** start **

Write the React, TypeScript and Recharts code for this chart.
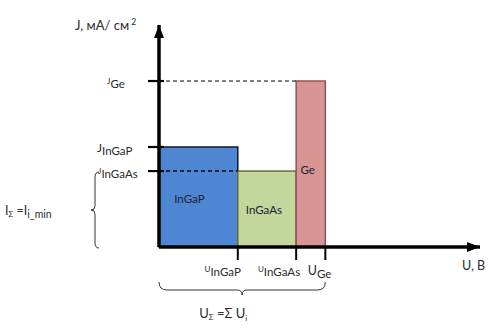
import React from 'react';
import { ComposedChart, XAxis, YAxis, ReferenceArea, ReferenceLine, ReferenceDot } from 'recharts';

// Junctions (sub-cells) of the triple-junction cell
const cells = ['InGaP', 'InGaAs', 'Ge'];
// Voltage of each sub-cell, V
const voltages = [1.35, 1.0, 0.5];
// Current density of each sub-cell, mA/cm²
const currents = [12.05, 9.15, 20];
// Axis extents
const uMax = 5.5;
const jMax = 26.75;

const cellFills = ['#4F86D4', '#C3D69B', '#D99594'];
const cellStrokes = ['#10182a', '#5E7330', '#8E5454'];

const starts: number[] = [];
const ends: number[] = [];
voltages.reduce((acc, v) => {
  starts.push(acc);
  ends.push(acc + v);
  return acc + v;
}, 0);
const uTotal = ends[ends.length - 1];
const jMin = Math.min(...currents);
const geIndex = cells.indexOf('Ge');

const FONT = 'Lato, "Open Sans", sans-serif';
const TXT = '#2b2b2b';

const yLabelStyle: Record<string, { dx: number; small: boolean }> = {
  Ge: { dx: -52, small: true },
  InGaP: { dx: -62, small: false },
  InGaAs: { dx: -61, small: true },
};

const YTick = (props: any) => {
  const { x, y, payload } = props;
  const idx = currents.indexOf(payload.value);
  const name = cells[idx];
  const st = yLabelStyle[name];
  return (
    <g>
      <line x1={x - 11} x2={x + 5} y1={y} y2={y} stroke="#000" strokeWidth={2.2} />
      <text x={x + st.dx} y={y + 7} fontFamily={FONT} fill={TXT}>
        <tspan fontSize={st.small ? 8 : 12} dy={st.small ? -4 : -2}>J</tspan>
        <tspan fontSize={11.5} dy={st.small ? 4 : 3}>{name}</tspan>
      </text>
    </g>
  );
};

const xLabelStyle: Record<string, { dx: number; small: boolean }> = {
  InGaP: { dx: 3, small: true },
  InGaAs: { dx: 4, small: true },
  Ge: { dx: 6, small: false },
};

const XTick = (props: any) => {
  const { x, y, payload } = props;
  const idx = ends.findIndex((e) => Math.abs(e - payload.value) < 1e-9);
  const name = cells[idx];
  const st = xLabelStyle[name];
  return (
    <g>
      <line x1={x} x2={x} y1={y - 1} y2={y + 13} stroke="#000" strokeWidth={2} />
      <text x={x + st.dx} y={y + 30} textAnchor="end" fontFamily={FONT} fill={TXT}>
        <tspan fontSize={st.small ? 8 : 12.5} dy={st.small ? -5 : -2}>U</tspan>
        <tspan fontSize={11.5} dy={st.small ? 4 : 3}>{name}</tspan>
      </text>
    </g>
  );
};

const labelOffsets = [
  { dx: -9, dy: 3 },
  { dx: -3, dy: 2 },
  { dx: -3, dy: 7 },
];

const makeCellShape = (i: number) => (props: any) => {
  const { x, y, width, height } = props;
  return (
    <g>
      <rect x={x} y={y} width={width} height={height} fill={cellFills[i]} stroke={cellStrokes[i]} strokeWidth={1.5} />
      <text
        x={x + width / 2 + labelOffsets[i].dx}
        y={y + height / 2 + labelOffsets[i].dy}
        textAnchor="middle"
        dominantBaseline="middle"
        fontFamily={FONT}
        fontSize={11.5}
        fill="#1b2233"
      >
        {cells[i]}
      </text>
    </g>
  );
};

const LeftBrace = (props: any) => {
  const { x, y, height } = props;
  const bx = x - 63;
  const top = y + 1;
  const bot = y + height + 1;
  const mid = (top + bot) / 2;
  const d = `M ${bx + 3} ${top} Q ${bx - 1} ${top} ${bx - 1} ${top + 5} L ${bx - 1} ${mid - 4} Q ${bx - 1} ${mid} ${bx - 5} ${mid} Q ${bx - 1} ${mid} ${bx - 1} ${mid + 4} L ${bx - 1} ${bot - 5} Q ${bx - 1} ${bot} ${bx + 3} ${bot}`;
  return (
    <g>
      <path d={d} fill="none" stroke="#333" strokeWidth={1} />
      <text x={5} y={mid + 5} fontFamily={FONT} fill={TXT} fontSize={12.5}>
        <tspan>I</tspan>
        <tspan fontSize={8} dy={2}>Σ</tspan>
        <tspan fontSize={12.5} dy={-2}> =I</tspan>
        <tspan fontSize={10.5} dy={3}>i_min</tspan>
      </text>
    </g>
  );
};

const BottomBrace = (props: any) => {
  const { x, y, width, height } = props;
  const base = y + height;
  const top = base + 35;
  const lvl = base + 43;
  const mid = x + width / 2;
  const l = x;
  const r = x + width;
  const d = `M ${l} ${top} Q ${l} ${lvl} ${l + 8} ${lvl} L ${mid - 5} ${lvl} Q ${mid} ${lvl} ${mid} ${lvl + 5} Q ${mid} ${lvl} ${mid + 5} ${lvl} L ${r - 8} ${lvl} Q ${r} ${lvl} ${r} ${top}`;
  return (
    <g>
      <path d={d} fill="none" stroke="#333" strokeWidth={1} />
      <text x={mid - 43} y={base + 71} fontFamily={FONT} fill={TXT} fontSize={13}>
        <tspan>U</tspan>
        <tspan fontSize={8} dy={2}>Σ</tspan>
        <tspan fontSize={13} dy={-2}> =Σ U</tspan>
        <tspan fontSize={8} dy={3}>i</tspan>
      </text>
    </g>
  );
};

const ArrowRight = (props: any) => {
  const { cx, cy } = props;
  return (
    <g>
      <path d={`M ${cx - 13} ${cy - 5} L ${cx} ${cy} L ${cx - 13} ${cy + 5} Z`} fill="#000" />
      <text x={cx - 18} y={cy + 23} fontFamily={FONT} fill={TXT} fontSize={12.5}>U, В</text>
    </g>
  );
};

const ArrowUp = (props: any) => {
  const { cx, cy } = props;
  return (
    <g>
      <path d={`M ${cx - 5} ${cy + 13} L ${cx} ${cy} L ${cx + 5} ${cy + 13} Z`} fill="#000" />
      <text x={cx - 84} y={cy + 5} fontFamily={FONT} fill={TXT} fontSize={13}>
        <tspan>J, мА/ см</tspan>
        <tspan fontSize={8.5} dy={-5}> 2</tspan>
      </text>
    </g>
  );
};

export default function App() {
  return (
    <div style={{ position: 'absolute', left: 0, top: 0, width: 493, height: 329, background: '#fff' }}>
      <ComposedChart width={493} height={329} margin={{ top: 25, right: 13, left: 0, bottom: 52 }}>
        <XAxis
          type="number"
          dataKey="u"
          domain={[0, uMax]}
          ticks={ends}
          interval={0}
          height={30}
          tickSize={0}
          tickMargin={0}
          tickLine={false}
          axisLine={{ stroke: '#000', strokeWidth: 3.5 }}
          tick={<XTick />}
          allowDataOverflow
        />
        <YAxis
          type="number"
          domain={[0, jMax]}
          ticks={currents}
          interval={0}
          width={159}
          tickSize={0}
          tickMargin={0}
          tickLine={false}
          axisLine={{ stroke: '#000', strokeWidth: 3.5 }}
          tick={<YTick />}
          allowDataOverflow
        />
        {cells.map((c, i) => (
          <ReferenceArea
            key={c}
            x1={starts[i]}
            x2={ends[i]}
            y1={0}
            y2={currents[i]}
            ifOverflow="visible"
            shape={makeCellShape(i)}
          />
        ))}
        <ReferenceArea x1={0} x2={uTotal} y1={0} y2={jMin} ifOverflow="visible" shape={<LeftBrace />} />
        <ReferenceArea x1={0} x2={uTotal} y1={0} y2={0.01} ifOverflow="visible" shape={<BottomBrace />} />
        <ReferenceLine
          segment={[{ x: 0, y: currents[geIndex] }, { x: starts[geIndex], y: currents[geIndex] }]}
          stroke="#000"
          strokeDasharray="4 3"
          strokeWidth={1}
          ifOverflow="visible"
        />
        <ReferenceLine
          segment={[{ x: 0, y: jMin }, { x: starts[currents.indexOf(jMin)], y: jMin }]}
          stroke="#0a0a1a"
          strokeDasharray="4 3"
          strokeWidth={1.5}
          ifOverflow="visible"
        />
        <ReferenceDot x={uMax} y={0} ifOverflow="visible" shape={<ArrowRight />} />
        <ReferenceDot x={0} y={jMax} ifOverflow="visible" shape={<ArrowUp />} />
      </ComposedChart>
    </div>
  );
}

** end **
** start **

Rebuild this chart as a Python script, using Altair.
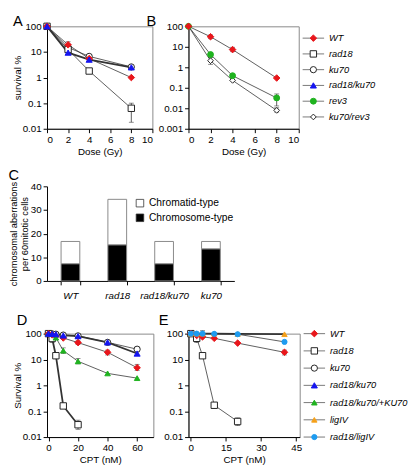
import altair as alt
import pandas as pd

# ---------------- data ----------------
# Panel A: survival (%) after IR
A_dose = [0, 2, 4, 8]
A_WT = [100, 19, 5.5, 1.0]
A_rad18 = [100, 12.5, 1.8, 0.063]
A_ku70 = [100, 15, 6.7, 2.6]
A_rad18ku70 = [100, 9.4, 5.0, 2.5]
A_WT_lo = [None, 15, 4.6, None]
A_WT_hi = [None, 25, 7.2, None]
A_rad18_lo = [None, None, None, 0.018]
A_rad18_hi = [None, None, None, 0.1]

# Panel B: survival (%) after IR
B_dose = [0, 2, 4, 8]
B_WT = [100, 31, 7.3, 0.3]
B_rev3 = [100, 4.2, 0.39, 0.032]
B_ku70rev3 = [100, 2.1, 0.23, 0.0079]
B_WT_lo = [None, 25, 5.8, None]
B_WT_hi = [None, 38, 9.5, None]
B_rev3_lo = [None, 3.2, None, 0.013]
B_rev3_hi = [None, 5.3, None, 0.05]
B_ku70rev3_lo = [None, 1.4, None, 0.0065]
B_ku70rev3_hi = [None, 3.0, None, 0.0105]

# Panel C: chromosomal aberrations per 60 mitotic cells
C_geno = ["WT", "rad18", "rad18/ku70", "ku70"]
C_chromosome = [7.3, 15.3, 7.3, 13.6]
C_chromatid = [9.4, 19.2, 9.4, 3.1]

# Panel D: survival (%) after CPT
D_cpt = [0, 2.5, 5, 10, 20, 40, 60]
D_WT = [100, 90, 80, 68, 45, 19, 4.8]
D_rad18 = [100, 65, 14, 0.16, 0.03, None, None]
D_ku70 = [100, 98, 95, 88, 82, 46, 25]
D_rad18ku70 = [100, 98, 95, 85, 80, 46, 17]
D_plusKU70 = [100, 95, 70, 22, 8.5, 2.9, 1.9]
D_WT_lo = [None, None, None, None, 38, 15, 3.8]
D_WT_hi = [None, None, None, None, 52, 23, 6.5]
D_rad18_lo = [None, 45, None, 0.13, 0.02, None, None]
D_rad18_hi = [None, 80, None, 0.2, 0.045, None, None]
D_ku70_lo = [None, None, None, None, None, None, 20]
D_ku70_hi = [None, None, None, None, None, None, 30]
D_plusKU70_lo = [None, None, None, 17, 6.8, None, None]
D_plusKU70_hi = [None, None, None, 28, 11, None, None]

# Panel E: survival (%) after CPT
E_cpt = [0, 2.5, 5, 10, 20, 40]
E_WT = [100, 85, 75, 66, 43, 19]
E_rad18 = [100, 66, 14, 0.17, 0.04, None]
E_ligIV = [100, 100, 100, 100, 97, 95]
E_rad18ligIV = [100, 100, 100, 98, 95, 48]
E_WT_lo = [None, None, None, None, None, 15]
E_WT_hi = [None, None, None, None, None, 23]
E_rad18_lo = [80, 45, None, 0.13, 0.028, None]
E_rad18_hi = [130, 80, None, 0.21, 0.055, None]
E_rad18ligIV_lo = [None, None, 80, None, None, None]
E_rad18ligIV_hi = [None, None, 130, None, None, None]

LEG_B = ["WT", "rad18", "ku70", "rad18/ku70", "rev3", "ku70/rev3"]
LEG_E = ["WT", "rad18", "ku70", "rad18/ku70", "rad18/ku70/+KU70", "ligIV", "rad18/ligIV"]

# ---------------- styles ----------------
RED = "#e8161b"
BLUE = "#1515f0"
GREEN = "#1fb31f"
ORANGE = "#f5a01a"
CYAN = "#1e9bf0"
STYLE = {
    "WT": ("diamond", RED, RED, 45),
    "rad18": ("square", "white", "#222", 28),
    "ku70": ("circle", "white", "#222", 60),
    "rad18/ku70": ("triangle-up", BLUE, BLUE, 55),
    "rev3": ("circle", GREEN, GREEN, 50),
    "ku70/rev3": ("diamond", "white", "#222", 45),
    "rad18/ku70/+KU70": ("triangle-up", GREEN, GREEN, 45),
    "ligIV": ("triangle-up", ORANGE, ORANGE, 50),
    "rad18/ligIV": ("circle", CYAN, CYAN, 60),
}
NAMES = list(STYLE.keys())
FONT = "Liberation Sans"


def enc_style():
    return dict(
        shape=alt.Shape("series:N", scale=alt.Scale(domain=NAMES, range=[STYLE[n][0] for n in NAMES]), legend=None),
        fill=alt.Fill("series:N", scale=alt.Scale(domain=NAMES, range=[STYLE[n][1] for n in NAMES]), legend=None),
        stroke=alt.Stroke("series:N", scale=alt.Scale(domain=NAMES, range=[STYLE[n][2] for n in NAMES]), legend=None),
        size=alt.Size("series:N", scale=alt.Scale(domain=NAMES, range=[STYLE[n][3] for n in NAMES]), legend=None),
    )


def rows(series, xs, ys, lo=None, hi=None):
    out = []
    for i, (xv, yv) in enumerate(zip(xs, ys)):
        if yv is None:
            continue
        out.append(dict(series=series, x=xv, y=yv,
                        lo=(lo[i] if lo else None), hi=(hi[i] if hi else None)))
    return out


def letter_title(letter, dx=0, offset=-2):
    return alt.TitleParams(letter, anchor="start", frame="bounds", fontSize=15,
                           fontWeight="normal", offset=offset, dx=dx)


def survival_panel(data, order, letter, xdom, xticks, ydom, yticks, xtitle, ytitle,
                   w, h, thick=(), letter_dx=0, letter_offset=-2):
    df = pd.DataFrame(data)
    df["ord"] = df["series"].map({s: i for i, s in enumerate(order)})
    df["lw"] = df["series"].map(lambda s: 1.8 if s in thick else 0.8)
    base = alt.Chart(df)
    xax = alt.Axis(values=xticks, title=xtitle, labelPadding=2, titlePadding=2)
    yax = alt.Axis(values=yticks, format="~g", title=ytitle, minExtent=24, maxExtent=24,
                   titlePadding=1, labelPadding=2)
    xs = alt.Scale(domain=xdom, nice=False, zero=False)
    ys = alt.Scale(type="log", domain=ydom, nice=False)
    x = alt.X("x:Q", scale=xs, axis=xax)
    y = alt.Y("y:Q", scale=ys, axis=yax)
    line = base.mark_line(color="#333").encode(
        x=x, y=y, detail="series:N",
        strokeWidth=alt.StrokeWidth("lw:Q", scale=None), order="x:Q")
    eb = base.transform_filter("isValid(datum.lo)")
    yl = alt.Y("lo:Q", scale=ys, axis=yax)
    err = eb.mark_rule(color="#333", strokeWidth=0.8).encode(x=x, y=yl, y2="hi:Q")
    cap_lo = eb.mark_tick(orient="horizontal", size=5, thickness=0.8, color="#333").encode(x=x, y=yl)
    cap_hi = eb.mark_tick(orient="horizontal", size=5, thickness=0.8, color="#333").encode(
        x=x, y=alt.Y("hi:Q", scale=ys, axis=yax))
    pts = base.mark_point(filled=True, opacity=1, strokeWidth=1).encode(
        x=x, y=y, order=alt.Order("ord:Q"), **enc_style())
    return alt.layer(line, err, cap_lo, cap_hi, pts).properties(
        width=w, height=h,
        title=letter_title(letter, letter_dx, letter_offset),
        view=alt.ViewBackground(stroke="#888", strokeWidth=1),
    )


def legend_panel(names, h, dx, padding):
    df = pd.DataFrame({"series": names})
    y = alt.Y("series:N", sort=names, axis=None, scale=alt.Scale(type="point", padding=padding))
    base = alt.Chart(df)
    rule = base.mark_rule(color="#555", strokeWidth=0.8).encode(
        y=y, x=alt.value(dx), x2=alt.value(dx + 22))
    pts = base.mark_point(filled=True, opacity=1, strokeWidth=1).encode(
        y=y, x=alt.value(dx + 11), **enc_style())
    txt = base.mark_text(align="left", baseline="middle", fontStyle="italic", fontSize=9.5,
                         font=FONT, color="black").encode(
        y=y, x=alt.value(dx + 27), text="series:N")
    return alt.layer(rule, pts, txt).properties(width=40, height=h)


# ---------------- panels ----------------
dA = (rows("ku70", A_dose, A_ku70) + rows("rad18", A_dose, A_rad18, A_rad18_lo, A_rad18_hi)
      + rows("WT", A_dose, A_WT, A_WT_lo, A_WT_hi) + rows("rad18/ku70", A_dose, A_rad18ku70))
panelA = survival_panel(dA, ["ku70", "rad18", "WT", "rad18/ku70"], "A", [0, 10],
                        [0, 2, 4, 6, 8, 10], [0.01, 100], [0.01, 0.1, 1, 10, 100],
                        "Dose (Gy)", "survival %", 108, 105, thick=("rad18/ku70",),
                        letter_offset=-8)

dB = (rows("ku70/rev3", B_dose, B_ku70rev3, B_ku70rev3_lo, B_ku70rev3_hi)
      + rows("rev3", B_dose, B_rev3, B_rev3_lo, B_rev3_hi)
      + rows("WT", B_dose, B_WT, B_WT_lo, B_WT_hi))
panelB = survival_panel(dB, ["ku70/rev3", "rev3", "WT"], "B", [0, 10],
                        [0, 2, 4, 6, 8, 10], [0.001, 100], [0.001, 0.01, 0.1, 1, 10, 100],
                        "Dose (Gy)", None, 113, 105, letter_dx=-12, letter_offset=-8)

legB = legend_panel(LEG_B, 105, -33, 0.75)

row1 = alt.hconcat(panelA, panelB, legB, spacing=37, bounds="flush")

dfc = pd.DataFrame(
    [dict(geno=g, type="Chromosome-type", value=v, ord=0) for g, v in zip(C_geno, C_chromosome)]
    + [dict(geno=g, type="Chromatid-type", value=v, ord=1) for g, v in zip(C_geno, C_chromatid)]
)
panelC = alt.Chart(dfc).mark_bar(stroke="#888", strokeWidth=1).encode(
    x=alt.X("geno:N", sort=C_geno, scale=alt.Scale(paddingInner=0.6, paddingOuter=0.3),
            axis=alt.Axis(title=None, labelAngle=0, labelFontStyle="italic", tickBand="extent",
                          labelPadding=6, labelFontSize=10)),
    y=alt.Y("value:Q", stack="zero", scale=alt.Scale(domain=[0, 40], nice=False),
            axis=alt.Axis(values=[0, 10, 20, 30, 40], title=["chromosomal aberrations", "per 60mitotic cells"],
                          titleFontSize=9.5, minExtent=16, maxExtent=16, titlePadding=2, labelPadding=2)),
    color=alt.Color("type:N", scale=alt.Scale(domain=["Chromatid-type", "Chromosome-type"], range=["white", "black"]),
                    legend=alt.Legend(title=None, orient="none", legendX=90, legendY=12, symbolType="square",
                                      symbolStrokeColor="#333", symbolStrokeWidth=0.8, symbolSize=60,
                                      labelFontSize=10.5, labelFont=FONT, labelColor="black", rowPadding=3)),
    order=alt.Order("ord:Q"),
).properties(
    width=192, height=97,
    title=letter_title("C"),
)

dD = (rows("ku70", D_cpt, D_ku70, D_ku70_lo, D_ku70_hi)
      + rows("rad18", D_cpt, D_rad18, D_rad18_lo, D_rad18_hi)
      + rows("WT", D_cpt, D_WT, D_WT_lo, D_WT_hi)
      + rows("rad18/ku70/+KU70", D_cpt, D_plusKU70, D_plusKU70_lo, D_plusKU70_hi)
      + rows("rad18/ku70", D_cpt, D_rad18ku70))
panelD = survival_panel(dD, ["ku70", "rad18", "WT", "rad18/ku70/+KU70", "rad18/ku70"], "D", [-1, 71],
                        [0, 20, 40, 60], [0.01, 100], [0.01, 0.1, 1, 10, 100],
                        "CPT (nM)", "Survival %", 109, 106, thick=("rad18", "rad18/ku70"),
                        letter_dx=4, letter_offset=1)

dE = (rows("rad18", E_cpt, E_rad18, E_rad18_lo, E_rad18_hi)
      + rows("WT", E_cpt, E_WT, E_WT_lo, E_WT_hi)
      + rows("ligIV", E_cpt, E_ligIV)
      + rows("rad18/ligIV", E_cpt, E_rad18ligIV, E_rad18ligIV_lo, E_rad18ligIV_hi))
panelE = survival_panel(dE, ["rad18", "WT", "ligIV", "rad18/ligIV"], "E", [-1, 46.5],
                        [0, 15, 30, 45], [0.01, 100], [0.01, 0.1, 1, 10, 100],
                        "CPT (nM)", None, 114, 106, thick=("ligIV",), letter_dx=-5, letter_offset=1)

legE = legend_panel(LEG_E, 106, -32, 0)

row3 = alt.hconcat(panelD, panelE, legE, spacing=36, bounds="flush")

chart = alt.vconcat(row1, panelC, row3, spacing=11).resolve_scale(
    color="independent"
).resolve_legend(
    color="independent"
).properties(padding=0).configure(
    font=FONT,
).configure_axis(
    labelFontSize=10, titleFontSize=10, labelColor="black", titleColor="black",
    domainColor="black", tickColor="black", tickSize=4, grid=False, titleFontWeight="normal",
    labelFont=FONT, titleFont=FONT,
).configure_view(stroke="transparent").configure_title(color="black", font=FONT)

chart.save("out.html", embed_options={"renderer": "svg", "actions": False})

** end **
** start **

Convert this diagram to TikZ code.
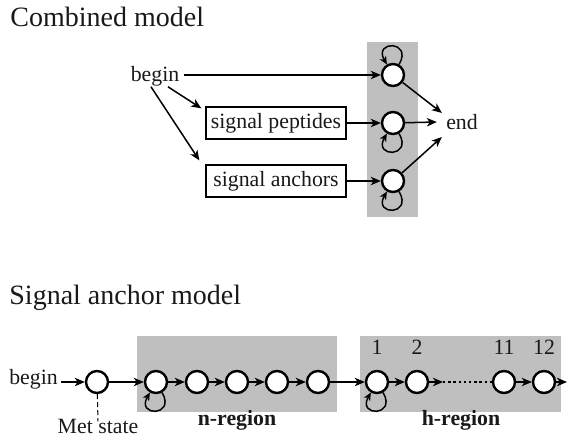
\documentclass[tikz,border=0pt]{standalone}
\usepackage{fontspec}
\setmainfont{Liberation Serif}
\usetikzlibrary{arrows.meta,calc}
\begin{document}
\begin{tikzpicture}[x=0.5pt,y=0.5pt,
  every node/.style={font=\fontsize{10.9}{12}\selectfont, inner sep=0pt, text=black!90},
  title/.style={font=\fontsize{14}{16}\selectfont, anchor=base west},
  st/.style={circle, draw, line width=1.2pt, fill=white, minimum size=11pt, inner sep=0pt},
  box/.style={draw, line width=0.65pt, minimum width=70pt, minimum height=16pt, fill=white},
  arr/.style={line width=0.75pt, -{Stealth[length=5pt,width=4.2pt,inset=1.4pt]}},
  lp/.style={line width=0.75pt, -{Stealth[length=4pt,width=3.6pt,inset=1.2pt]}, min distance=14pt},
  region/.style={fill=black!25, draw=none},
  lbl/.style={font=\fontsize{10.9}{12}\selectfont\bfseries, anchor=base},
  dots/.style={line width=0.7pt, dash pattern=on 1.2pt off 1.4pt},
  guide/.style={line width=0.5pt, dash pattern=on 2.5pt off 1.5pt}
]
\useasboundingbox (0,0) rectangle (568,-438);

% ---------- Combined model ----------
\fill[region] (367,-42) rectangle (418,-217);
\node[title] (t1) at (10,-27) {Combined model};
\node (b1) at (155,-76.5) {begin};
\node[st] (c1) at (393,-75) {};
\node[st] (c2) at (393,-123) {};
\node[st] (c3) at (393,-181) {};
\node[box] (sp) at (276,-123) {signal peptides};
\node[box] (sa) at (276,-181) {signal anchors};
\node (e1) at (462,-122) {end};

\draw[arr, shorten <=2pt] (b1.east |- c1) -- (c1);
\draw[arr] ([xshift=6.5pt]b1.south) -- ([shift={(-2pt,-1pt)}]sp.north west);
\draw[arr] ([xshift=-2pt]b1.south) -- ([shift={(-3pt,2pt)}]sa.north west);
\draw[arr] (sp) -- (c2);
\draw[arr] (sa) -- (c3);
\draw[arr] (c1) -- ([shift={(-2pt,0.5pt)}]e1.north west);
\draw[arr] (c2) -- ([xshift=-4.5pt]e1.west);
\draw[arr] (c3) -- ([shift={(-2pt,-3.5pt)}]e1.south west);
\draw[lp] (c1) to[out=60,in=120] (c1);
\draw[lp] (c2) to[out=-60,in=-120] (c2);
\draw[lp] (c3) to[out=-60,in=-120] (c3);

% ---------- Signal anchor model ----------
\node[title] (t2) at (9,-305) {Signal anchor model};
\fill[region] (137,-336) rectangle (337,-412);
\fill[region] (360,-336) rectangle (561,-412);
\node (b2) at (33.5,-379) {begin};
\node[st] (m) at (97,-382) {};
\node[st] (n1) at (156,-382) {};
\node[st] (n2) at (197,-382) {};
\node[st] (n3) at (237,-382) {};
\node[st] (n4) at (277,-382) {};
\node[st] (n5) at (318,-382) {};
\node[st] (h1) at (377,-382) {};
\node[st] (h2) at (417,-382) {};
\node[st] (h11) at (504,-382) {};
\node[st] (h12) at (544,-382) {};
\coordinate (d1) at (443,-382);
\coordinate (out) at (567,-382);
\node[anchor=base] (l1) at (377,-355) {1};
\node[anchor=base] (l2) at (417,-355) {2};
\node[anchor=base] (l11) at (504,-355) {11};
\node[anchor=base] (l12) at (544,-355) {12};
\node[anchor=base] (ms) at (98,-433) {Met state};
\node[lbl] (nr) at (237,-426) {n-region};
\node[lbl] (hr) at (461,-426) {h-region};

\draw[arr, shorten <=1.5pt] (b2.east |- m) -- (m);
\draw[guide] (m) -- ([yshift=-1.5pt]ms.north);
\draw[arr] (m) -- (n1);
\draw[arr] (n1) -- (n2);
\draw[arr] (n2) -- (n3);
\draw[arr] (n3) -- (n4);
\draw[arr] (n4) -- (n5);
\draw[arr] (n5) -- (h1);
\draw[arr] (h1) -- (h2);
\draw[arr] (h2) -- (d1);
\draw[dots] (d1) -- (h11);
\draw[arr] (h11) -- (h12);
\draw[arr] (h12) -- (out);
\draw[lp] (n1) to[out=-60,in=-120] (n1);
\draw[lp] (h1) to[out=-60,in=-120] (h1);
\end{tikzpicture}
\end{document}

** end **

- _CHALLENGE_:
Respond with the number of lines containing "React" and no additional words.

- _EXPECTED ANSWER_:
2